Accessibility:

BBC Arabic TV: A

Issue 1, Spring 2007

By Lawrence Pintak

We all know the story: A decade ago, the BBC pulled the plug on its ill-fated Arabic TV joint venture with the Saudis when it turned out they didn’t quite see eye-to-eye on news values. The out-of-work staff became the nucleus of Al Jazeera’s original news team.

Now the Brits are back, actively fielding resumes for a new Arabic-language channel, this one sans pesky partners. Arab Media & Society co-editor Lawrence Pintak caught up with Hosam El Sokkari, the head of the BBC’s Arabic Service and himself a veteran of both that first BBC joint venture and Al Jazeera, to discuss the BBC’s re-entry into an increasingly crowded media market.

Pintak: BBC Arabic television, it is almost BBC coming full circle in the Middle East, isn’t it?

El Sokkari: In a way yes. We realized back in 1994 that this is the medium of choice in the Middle East. And we wanted to be available in vision for our audiences there. However that experience was not sustainable for certain commercial reasons. And since the closure of the first BBC Arabic television we have been trying to get back into the market. Previously we did not have the money. Now we have the money. And we’re going ahead with it.

Pintak: Where did the money come from?

El Sokkari: Re-structuring. The BBC has been trying since the experiment in the 1990s to get back on television in the Middle East.  But the BBC was not happy with the commercial model. The fact that this model did not last beyond two years made the BBC decide it had to be funded from public money. As the BBC could not get any extra funding overall, the decision was made to do some restructuring to re-organize BBC World Service resources. And Nigel Chapman decided that there are some parts of the world that do not need a BBC presence and that investing in the future of the organization means going into television is the way to go.

Pintak: This is a crowded landscape out here. Is there room?

El Sokkari: I am not sure it is crowded. I mean you have quite a number of TV channels that are video, music and entertainment channels. But the number of news and information channels is actually very limited. You can count up to 3 or 4. So in terms of numbers it is not a crowded market.

In terms of what we offer, we believe that it is unique, We also believe that there is a need. Our previous research indicates that at least 80 to 85 per cent of the sample of people that we surveyed from 7 or 8 different capitals would watch BBC TV often. And my own anecdotal evidence tells me that people are very interested in BBC Arabic TV. One of the first questions you always hear is when will there be an Arabic TV channel for the BBC? Or when will BBC Arabic television be back? So we do believe that there is a need.

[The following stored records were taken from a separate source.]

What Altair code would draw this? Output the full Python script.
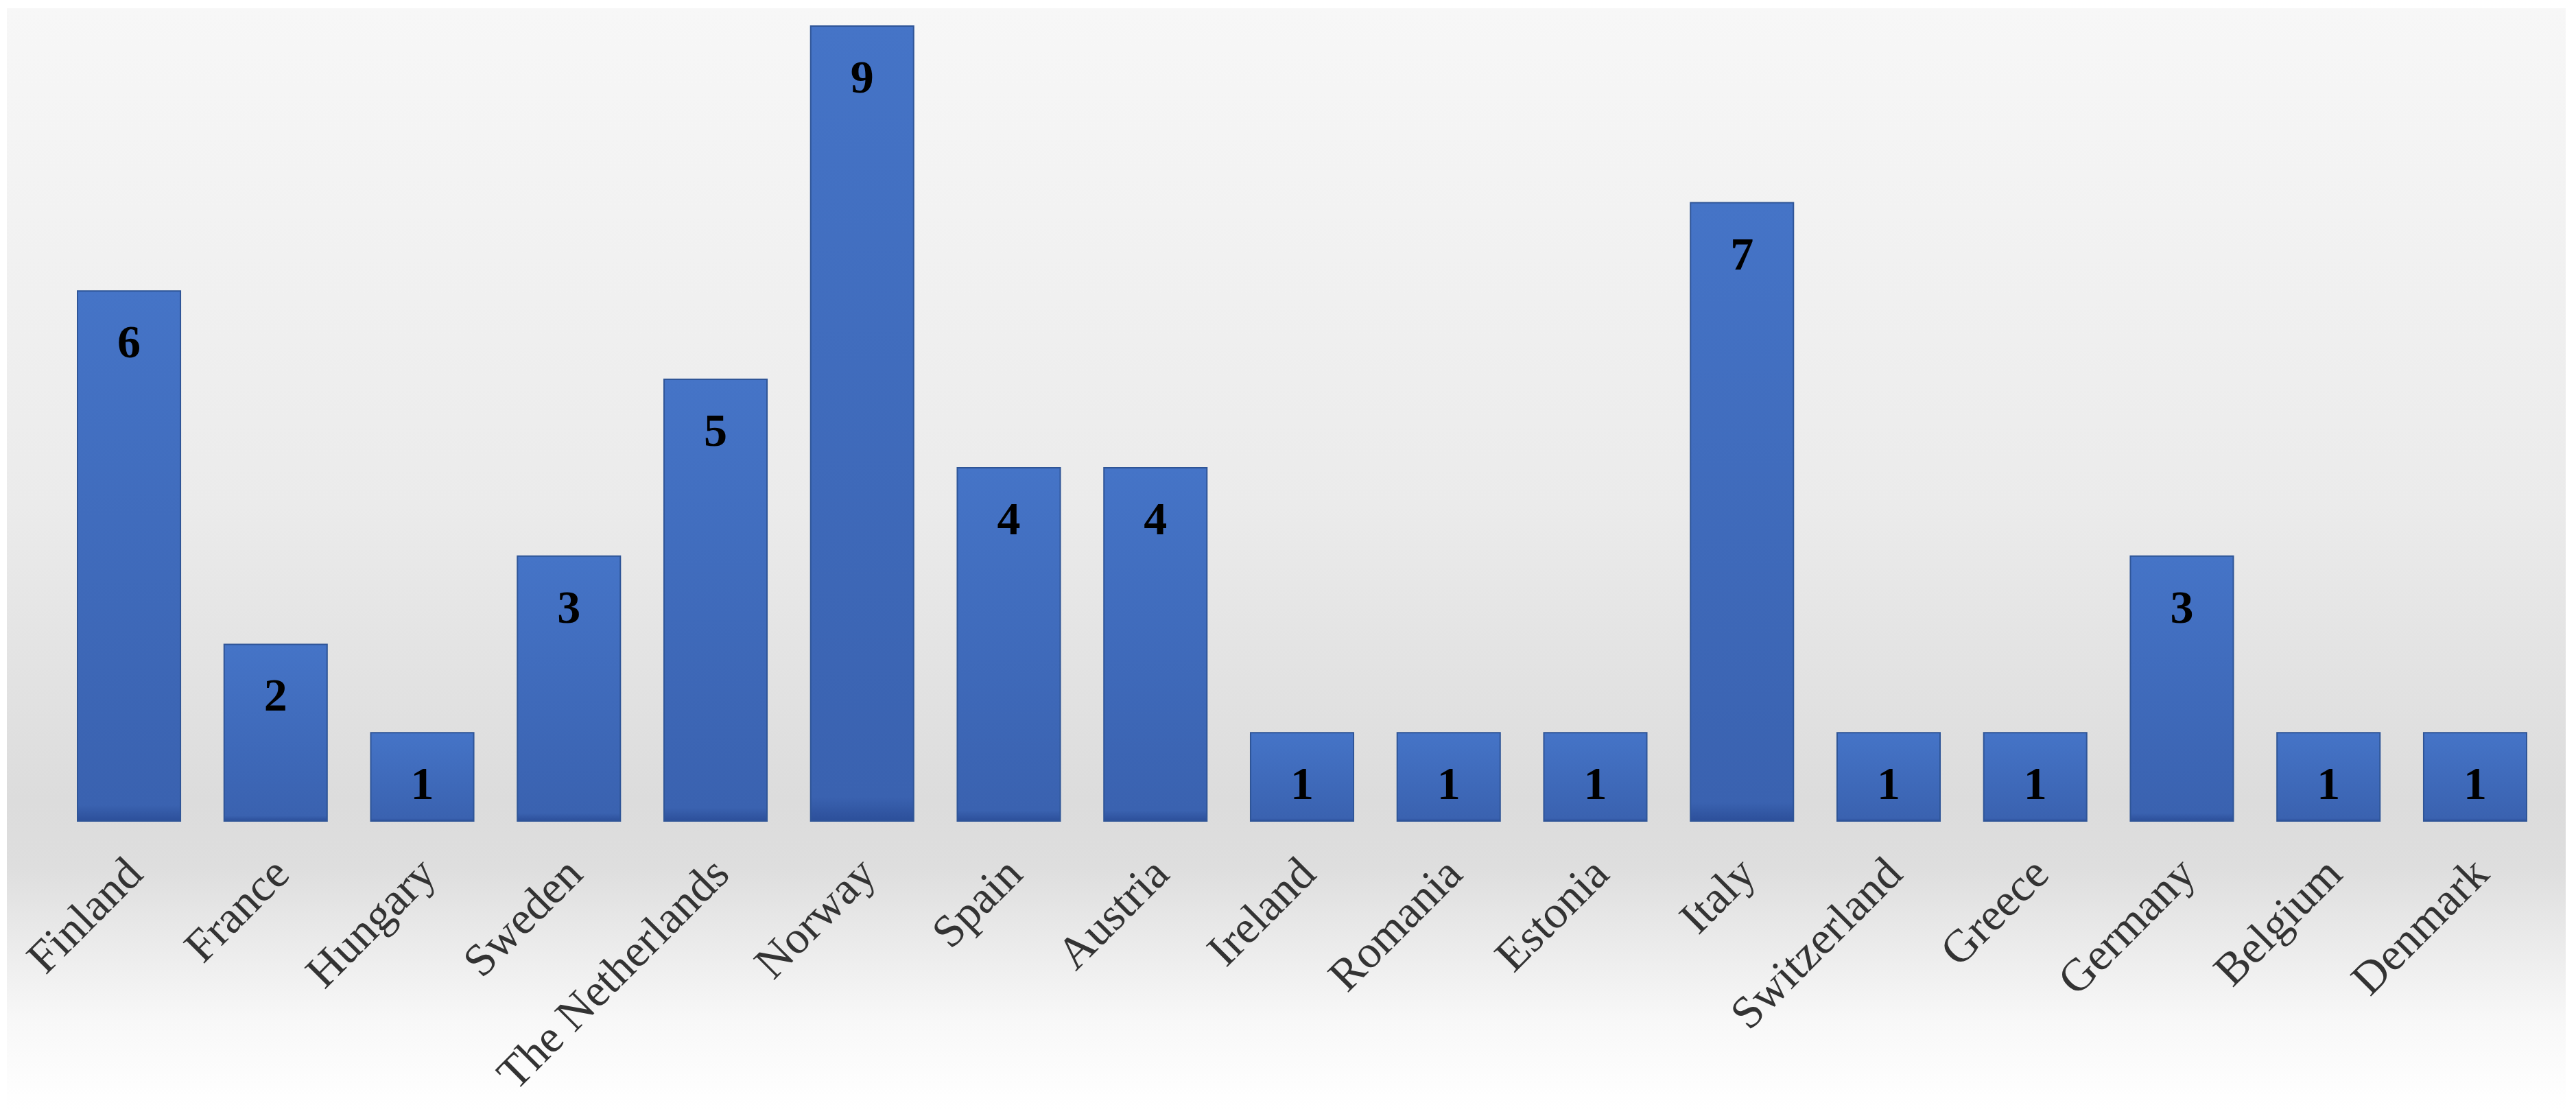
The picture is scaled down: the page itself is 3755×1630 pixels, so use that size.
import altair as alt
import pandas as pd

countries = ["Finland", "France", "Hungary", "Sweden", "The Netherlands", "Norway",
             "Spain", "Austria", "Ireland", "Romania", "Estonia", "Italy",
             "Switzerland", "Greece", "Germany", "Belgium", "Denmark"]
counts = [6, 2, 1, 3, 5, 9, 4, 4, 1, 1, 1, 7, 1, 1, 3, 1, 1]

df = pd.DataFrame({"country": countries, "count": counts})

W = 3570
H = 1159

bg = alt.Chart(pd.DataFrame({"a": [0]})).mark_rect(
    color=alt.Gradient(
        gradient="linear", x1=0, y1=0, x2=0, y2=1,
        stops=[
            alt.GradientStop(color="#f7f7f7", offset=0),
            alt.GradientStop(color="#ebebeb", offset=0.45),
            alt.GradientStop(color="#dcdcdc", offset=0.72),
            alt.GradientStop(color="#dedede", offset=0.78),
            alt.GradientStop(color="#f8f8f8", offset=0.92),
            alt.GradientStop(color="#ffffff", offset=1),
        ],
    )
).encode(x=alt.value(-103), x2=alt.value(3627), y=alt.value(-26), y2=alt.value(1580))

xenc = alt.X("country:N", sort=countries,
             scale=alt.Scale(paddingInner=0.298, paddingOuter=0),
             axis=alt.Axis(title=None, labelAngle=-45, labelAlign="right",
                           labelBaseline="middle", labelFont="Liberation Serif",
                           labelFontSize=67, labelColor="#333333", labelPadding=66,
                           labelOffset=9, labelLimit=0, labelOverlap=False,
                           ticks=False, domain=False, zindex=1))
yenc = alt.Y("count:Q", scale=alt.Scale(domain=[0, 9], nice=False), axis=None)

bars = alt.Chart(df).mark_bar(
    color=alt.Gradient(
        gradient="linear", x1=0, y1=0, x2=0, y2=1,
        stops=[
            alt.GradientStop(color="#4574c7", offset=0),
            alt.GradientStop(color="#3a62b0", offset=0.97),
            alt.GradientStop(color="#2c4f9a", offset=1),
        ],
    ),
    stroke="#2f5597", strokeWidth=2,
).encode(x=xenc, y=yenc)

labels = alt.Chart(df).mark_text(
    font="Liberation Serif", fontWeight="bold", fontSize=68, color="#000000",
    baseline="middle", dy=77,
).encode(x=alt.X("country:N", sort=countries), y=yenc, text="count:Q")

chart = alt.layer(bg, bars, labels).properties(
    width=W, height=H,
    autosize=alt.AutoSizeParams(type="none"),
    padding={"left": 105, "top": 30, "right": 60, "bottom": 424},
    background="#ffffff",
).configure_view(stroke=None)

chart.save("out.html", embed_options={"renderer": "svg", "actions": False})
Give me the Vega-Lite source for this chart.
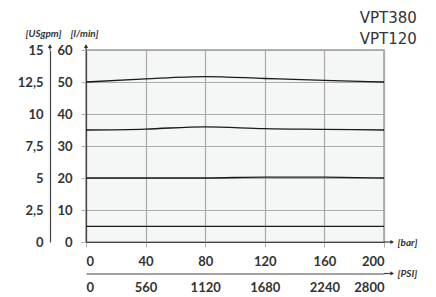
{
  "$schema": "https://vega.github.io/schema/vega-lite/v6.json",
  "width": 298,
  "height": 192,
  "autosize": "none",
  "padding": {"left": 86, "top": 50, "right": 52, "bottom": 55},
  "background": "white",
  "config": {
    "view": {"fill": "#f5f7f7", "stroke": "#9a9a9a", "strokeWidth": 1.5},
    "font": "Lato"
  },
  "title": {
    "text": "VPT380",
    "subtitle": "VPT120",
    "anchor": "end",
    "font": "DejaVu Sans",
    "fontSize": 15,
    "fontWeight": "normal",
    "color": "#333333",
    "subtitleFont": "DejaVu Sans",
    "subtitleFontSize": 15,
    "subtitleColor": "#333333",
    "subtitlePadding": 6,
    "offset": -19
  },
  "data": {"values": [{}]},
  "layer": [
    {
      "data": {
        "values": [
          {"curve": "A", "pressure": 0, "flow": 50},
          {"curve": "A", "pressure": 40, "flow": 51},
          {"curve": "A", "pressure": 80, "flow": 51.7},
          {"curve": "A", "pressure": 120, "flow": 51.1},
          {"curve": "A", "pressure": 160, "flow": 50.5},
          {"curve": "A", "pressure": 200, "flow": 50},
          {"curve": "B", "pressure": 0, "flow": 35},
          {"curve": "B", "pressure": 40, "flow": 35.3},
          {"curve": "B", "pressure": 80, "flow": 36},
          {"curve": "B", "pressure": 120, "flow": 35.4},
          {"curve": "B", "pressure": 160, "flow": 35.2},
          {"curve": "B", "pressure": 200, "flow": 35},
          {"curve": "C", "pressure": 0, "flow": 20},
          {"curve": "C", "pressure": 40, "flow": 20},
          {"curve": "C", "pressure": 80, "flow": 20},
          {"curve": "C", "pressure": 120, "flow": 20.3},
          {"curve": "C", "pressure": 160, "flow": 20.3},
          {"curve": "C", "pressure": 200, "flow": 20},
          {"curve": "D", "pressure": 0, "flow": 4.9},
          {"curve": "D", "pressure": 40, "flow": 4.9},
          {"curve": "D", "pressure": 80, "flow": 4.9},
          {"curve": "D", "pressure": 120, "flow": 4.9},
          {"curve": "D", "pressure": 160, "flow": 4.9},
          {"curve": "D", "pressure": 200, "flow": 4.9}
        ]
      },
      "mark": {"type": "line", "interpolate": "monotone", "color": "#1a1a1a", "strokeWidth": 1.3},
      "encoding": {
        "x": {
          "field": "pressure", "type": "quantitative",
          "scale": {"domain": [0, 200]},
          "axis": {
            "orient": "bottom", "values": [0, 40, 80, 120, 160, 200],
            "grid": true, "gridColor": "#a8a8a8", "gridWidth": 1.2,
            "domainColor": "#444444", "domainWidth": 1.2,
            "tickColor": "#b0b0b0", "tickSize": 5,
            "labelFont": "Lato", "labelFontWeight": "bold", "labelFontSize": 13, "labelColor": "#333333", "labelPadding": 8,
            "title": "[bar]", "titleAngle": 0, "titleX": 311, "titleY": 0,
            "titleAlign": "left", "titleBaseline": "middle",
            "titleFont": "Lato", "titleFontStyle": "italic", "titleFontWeight": "bold", "titleFontSize": 10, "titleColor": "#333333"
          }
        },
        "y": {
          "field": "flow", "type": "quantitative",
          "scale": {"domain": [0, 60]},
          "axis": {
            "orient": "left", "values": [0, 10, 20, 30, 40, 50, 60],
            "grid": true, "gridColor": "#a8a8a8", "gridWidth": 1.2,
            "domainColor": "#444444", "domainWidth": 1.2,
            "tickColor": "#b0b0b0", "tickSize": 5,
            "labelFont": "Lato", "labelFontWeight": "bold", "labelFontSize": 13, "labelColor": "#333333", "labelPadding": 9,
            "title": "[l/min]", "titleAngle": 0, "titleX": -2, "titleY": -17,
            "titleAlign": "center", "titleBaseline": "middle",
            "titleFont": "Lato", "titleFontStyle": "italic", "titleFontWeight": "bold", "titleFontSize": 10, "titleColor": "#333333"
          }
        },
        "detail": {"field": "curve"}
      }
    },
    {
      "mark": {"type": "rule", "color": "#444444", "strokeWidth": 1.2},
      "encoding": {
        "x": {"datum": -24.2, "type": "quantitative", "axis": null},
        "y": {
          "datum": 60, "type": "quantitative",
          "axis": {
            "orient": "left", "offset": 36, "values": [0, 10, 20, 30, 40, 50, 60],
            "labelExpr": "datum.value == 10 ? '2,5' : datum.value == 30 ? '7,5' : datum.value == 50 ? '12,5' : format(datum.value/4,'d')",
            "labelOverlap": false,
            "grid": false, "ticks": false,
            "domainColor": "#444444", "domainWidth": 1.2,
            "labelFont": "Lato", "labelFontWeight": "bold", "labelFontSize": 13, "labelColor": "#333333", "labelPadding": 7,
            "title": "[USgpm]", "titleAngle": 0, "titleX": -7, "titleY": -17,
            "titleAlign": "center", "titleBaseline": "middle",
            "titleFont": "Lato", "titleFontStyle": "italic", "titleFontWeight": "bold", "titleFontSize": 10, "titleColor": "#333333"
          }
        },
        "y2": {"datum": 61.5}
      }
    },
    {
      "mark": {"type": "rule", "color": "#444444", "strokeWidth": 1.2},
      "encoding": {
        "x": {
          "datum": 200, "type": "quantitative",
          "axis": {
            "orient": "bottom", "offset": 31.5, "values": [0, 40, 80, 120, 160, 200],
            "labelExpr": "format(datum.value*14,'d')",
            "labelOverlap": false,
            "grid": false, "ticks": false,
            "domainColor": "#444444", "domainWidth": 1.2,
            "labelFont": "Lato", "labelFontWeight": "bold", "labelFontSize": 13, "labelColor": "#333333", "labelPadding": 8,
            "title": "[PSI]", "titleAngle": 0, "titleX": 311, "titleY": 0,
            "titleAlign": "left", "titleBaseline": "middle",
            "titleFont": "Lato", "titleFontStyle": "italic", "titleFontWeight": "bold", "titleFontSize": 10, "titleColor": "#333333"
          }
        },
        "x2": {"datum": 206},
        "y": {"datum": -9.84, "type": "quantitative", "axis": null}
      }
    },
    {
      "layer": [
        {
          "mark": {"type": "rule", "color": "#444444", "strokeWidth": 1.2},
          "encoding": {
            "x": {"datum": 0, "type": "quantitative", "axis": null},
            "y": {"datum": 60, "type": "quantitative", "axis": null},
            "y2": {"datum": 61.5}
          }
        },
        {
          "mark": {"type": "rule", "color": "#444444", "strokeWidth": 1.2},
          "encoding": {
            "x": {"datum": 200, "type": "quantitative", "axis": null},
            "x2": {"datum": 206},
            "y": {"datum": 0, "type": "quantitative", "axis": null}
          }
        },
        {
          "mark": {"type": "point", "shape": "triangle-up", "filled": true, "color": "#333333", "size": 18, "opacity": 1},
          "encoding": {
            "x": {"datum": 0, "type": "quantitative", "axis": null},
            "y": {"datum": 61.2, "type": "quantitative", "axis": null}
          }
        },
        {
          "mark": {"type": "point", "shape": "triangle-up", "filled": true, "color": "#333333", "size": 18, "opacity": 1},
          "encoding": {
            "x": {"datum": -24.2, "type": "quantitative", "axis": null},
            "y": {"datum": 61.2, "type": "quantitative", "axis": null}
          }
        },
        {
          "mark": {"type": "point", "shape": "triangle-right", "filled": true, "color": "#333333", "size": 18, "opacity": 1},
          "encoding": {
            "x": {"datum": 205.5, "type": "quantitative", "axis": null},
            "y": {"datum": 0, "type": "quantitative", "axis": null}
          }
        },
        {
          "mark": {"type": "point", "shape": "triangle-right", "filled": true, "color": "#333333", "size": 18, "opacity": 1},
          "encoding": {
            "x": {"datum": 205.5, "type": "quantitative", "axis": null},
            "y": {"datum": -9.84, "type": "quantitative", "axis": null}
          }
        }
      ]
    }
  ],
  "resolve": {"axis": {"x": "independent", "y": "independent"}}
}
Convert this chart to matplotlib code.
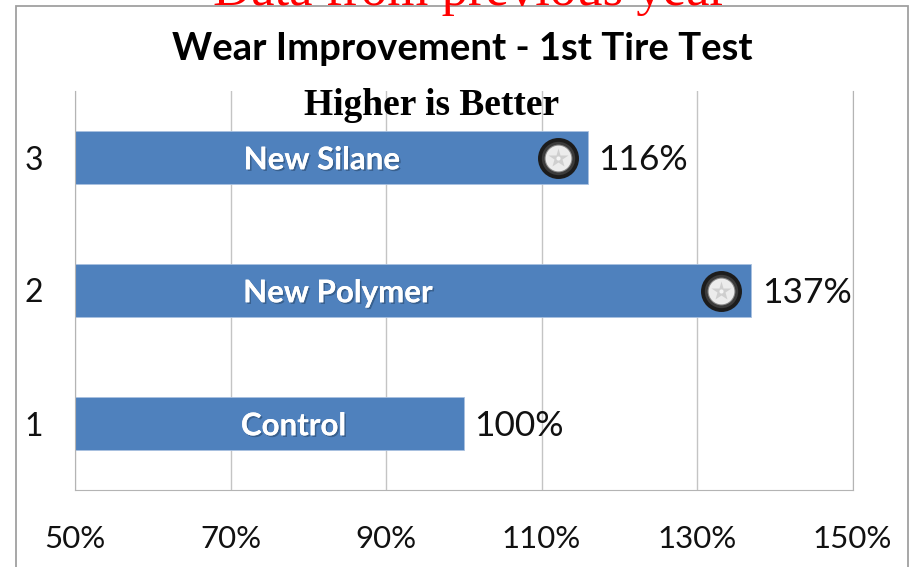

We also believe that the market may not be as crowded as some people may suggest it is. There is a perception that the kind of audience we are addressing is the audience that is already watching some of the satellite news channels. We are different I think and we will be coming to the Middle East with something unique to offer. It is not just a TV station we are talking about but a multimedia platform in Arabic that will serve our audiences whatever they do wherever they are.

Pintak: Aren’t some of the Arab satellite channels going in that direction already? What is unique, what is radically different?

El Sokkari: What is radically different is the fact that we are doing this as an integrated multimedia platform. We have a radio station, we have an Internet operation, and we will have a TV operation. And we have compelling interactive content. I don’t think there is anyone in the Middle East that is doing that.

Pintak: Let’s talk content. How will that be different?

El Sokkari: The content is different because our angel is different. We do not take sides in debates. It is true that some of the Arab satellite TV channels introduced views that are not and were not common in the market, but it is the way these views are introduced that makes us different. I think that the plurality of views and perspectives that we offer is far more than anything that you can see in the Middle East.

And the way we handle these perspectives is very different. Our presenters do not join guests to attack other guests. We do not have a political message. Lots of channels do not hide the fact that they are there to advance what they believe is their audiences causes. And that in itself is a position. We do not take positions in debates. We are there to cover the issues. We are there to make it possible for people to contribute. We want to make people comfortable that their views have been understood the way they want them to be understood. We train our journalists to help people to express their views properly so even if they miss-represent themselves, they are comfortable that their views came across as they wanted them to be represented. So this is, I think, a radical difference. It is not something that you find very often in TV or media across the Middle East.